Cell surface protease PRT1 identified in the fungal pathogen Pneumocystis carinii.
Lugli EB., Bampton ET., Ferguson DJ., Wakefield AE.
The subtelomeric regions of the chromosomes of many organisms contain gene families that allow adaptation to a changing environment. In a number of parasites, these subtelomeric gene families encode cell surface proteins that undergo antigenic variation. Proteases are another important virulence determinant in pathogenic microorganisms. We report the localization of the PRT1 protease of the pathogenic fungus Pneumocystis carinii sp. f. carinii, encoded by a subtelomeric gene family, to the cell surface of both the trophozoite and the cyst phase of the organism.
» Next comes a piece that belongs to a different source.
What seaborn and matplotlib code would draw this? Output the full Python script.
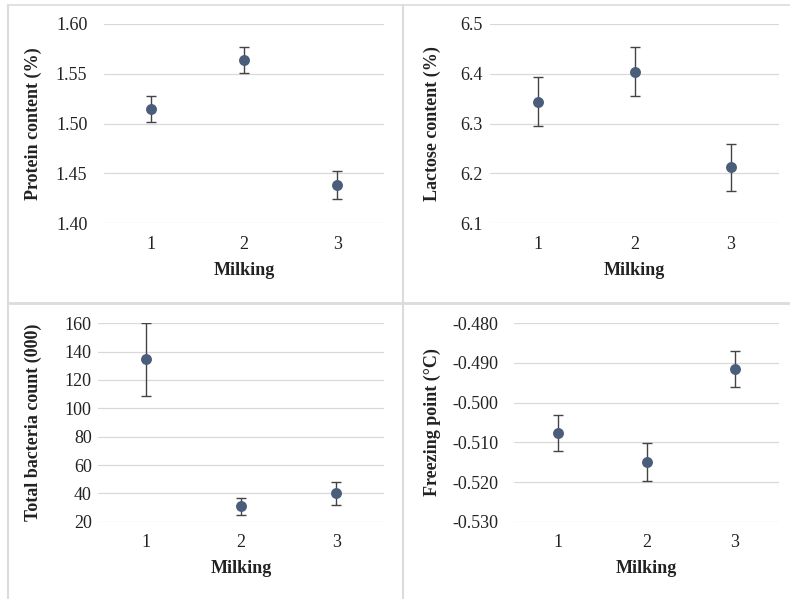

Using anti-PRT1 antiserum, we demonstrated specificity to P. carinii sp. f. carinii in sections of infected rat lungs and, using immunofluorescence, we showed that the PRT1 protease has the characteristic distribution of a surface protein. The anti-PRT1 antiserum showed cross-reactivity with a number of P. carinii sp. f. carinii proteins migrating between 185 kDa and 28 kDa, the majority migrating between 42 kDa and 52 kDa, a region that has been shown by serological studies to contain important immunodominant P. carinii proteins. Cross-reactivity was also observed with P. carinii sp. f. hominis proteins. We have also cloned a portion of the catalytic domain of PRT1 from P. carinii sp. f. hominis, P. carinii sp. f. muris and P. carinii sp. f. rattus. Our data suggest that the PRT1 protease plays an important role in the pathogenicity of P. carinii.